Dadas las actuales circunstancias, no podemos darmos el lujo de prescindir de la ética, ni de relativizarla en favor de los propios intereses particulares. Si la dejamos a un lado del camino, a fin de cuentas ella misma traza uno propio, cuya necesidad nos habla del bien y de la perfección como motivos de vida. La ética no es algo carente de sentido, sino, más bien, una pregunta punzante y decidida a los hechos que nos rodean. También es una respuesta y un modo consecuente de actuar. El odio engendra el odio, al igual que el amor da origen a un efecto cualitativamente idéntico a él. La fuerza de la verdad en esta afirmación no es puramente conceptual: también deriva en una imagen que nos lleva a recrear tanto la belleza como el miedo. El desprecio de la vida humana es un hecho intolerable. Pero, además de serlo y al intentar justificarlo, se convierte en lenguaje, en razones, en argumentos. La ética tiene el deber de confrontarlos, puesto que no es posible guardar silencio frente a esas justificaciones. El terror utiliza intencionadamente un lenguaje que genera terror. Por ello es preciso desmontarlo, evidenciar sus vacíos y falencias, y, sobre todo, mostrar que es un lenguaje inviable dado que no comunica nada humano. Nadie que tenga valores y los cultive responsablemente está dispuesto a jugar ese lenguaje, a justificar esas razones, a refrendar tales argumentos.

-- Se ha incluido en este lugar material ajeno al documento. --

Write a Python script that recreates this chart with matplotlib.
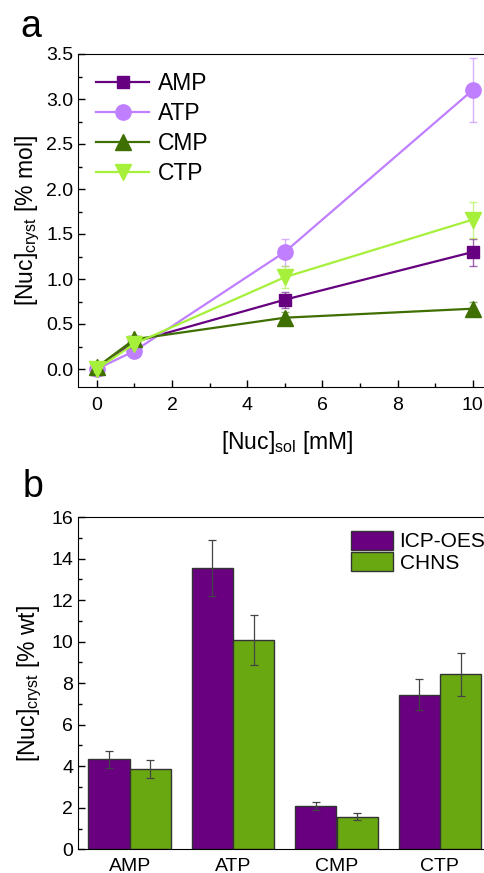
import numpy as np
import matplotlib
matplotlib.use('Agg')
import matplotlib.pyplot as plt
from matplotlib.ticker import MultipleLocator, FormatStrFormatter

plt.rcParams['font.family'] = ['Liberation Sans', 'DejaVu Sans']
plt.rcParams['mathtext.fontset'] = 'custom'
plt.rcParams['mathtext.rm'] = 'Liberation Sans'
plt.rcParams['mathtext.it'] = 'Liberation Sans:italic'

# ---- panel a data ----
conc = [0, 1, 5, 10]
amp = [0.0, 0.30, 0.77, 1.30]
amp_err = [0.03, 0.03, 0.09, 0.15]
atp = [0.0, 0.20, 1.30, 3.10]
atp_err = [0.03, 0.03, 0.15, 0.36]
cmp_ = [0.02, 0.33, 0.57, 0.67]
cmp_err = [0.03, 0.03, 0.06, 0.08]
ctp = [0.0, 0.28, 1.02, 1.66]
ctp_err = [0.03, 0.03, 0.12, 0.20]

# ---- panel b data ----
nucs = ['AMP', 'ATP', 'CMP', 'CTP']
icp = [4.33, 13.55, 2.10, 7.45]
icp_err = [0.42, 1.35, 0.20, 0.75]
chns = [3.86, 10.08, 1.57, 8.42]
chns_err = [0.45, 1.22, 0.18, 1.02]

c_amp = '#660080'
c_atp = '#bf7fff'
c_cmp = '#3f6f00'
c_ctp = '#a6f03c'
c_bar1 = '#680080'
c_bar2 = '#6aa812'

fig = plt.figure(figsize=(4.84, 8.73), dpi=100)

# ========================= panel a =========================
ax1 = fig.add_axes([78/484, 1-387/873, 413.6/484, 333/873])
series = [('AMP', amp, amp_err, c_amp, 's', 8),
          ('ATP', atp, atp_err, c_atp, 'o', 11),
          ('CMP', cmp_, cmp_err, c_cmp, '^', 11),
          ('CTP', ctp, ctp_err, c_ctp, 'v', 11)]
for name, y, e, col, mk, ms in series:
    ax1.errorbar(conc, y, yerr=e, fmt='none', ecolor=col, elinewidth=1.0,
                 capsize=3, capthick=1.0, alpha=0.6)
    ax1.plot(conc, y, color=col, marker=mk, markersize=ms, lw=1.6,
             label=name)
ax1.set_xlim(-0.5, 10.5)
ax1.set_ylim(-0.2, 3.5)
ax1.xaxis.set_major_locator(MultipleLocator(2))
ax1.xaxis.set_minor_locator(MultipleLocator(1))
ax1.yaxis.set_major_locator(MultipleLocator(0.5))
ax1.yaxis.set_minor_locator(MultipleLocator(0.25))
ax1.yaxis.set_major_formatter(FormatStrFormatter('%.1f'))
ax1.tick_params(which='both', direction='in', labelsize=14, width=1.0)
ax1.tick_params(which='major', length=5)
ax1.tick_params(which='minor', length=3)
ax1.tick_params(axis='x', pad=7)
ax1.set_xlabel(r'[Nuc]$_{\mathrm{sol}}$ [mM]', fontsize=16.5)
ax1.xaxis.set_label_coords(0.505, -0.125)
ax1.set_ylabel(r'[Nuc]$_{\mathrm{cryst}}$ [% mol]', fontsize=16.5, labelpad=3)
ax1.legend(loc='upper left', bbox_to_anchor=(0.0, 1.0), frameon=False,
           fontsize=16.5, handlelength=2.3, handletextpad=0.4,
           labelspacing=0.3, borderaxespad=0.4)
fig.text(31/484, 1-27/873, 'a', fontsize=27, ha='center', va='center')

# ========================= panel b =========================
ax2 = fig.add_axes([78/484, 1-849.3/873, 413.6/484, 332.3/873])
x = np.arange(1, len(nucs) + 1)
w = 0.4
ax2.bar(x - w/2, icp, w, color=c_bar1, edgecolor='#333333', lw=1.0,
        label='ICP-OES', zorder=2)
ax2.bar(x + w/2, chns, w, color=c_bar2, edgecolor='#333333', lw=1.0,
        label='CHNS', zorder=2)
ax2.errorbar(x - w/2, icp, yerr=icp_err, fmt='none', ecolor='#444444',
             elinewidth=0.9, capsize=3, capthick=0.9, zorder=3)
ax2.errorbar(x + w/2, chns, yerr=chns_err, fmt='none', ecolor='#444444',
             elinewidth=0.9, capsize=3, capthick=0.9, zorder=3)
ax2.set_xlim(0.5, 4.5)
ax2.set_ylim(0, 16)
ax2.set_xticks(x)
ax2.set_xticklabels(nucs)
ax2.yaxis.set_major_locator(MultipleLocator(2))
ax2.yaxis.set_minor_locator(MultipleLocator(1))
ax2.tick_params(which='both', direction='in', labelsize=14, width=1.0)
ax2.tick_params(axis='x', length=0, pad=6, labelsize=14)
ax2.tick_params(axis='y', which='major', length=5)
ax2.tick_params(axis='y', which='minor', length=3)
ax2.set_ylabel(r'[Nuc]$_{\mathrm{cryst}}$ [% wt]', fontsize=16.5, labelpad=5)
ax2.legend(loc='upper left', bbox_to_anchor=(0.659, 0.958), frameon=False,
           fontsize=15, handlelength=2.05, handleheight=1.0,
           handletextpad=0.3, labelspacing=0.05, borderaxespad=0.0,
           borderpad=0.0)
fig.text(33/484, 1-487/873, 'b', fontsize=27, ha='center', va='center')

fig.savefig('out.png', dpi=100)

En el trasfondo de todo esto se está dirimiendo lo que esperamos y debemos hacer con respecto al futuro. Se trata de nuestra postura frente a las condiciones que permitan situar en su verdadera dimensión una idea del hombre que sea capaz de restituir el equilibrio entre razón y mundo. De este modo, se le otorgará a la ética el lugar que le corresponde, como un saber fundado y con la posibilidad de mostrar auténticos caminos de vida para las generaciones actuales y futuras.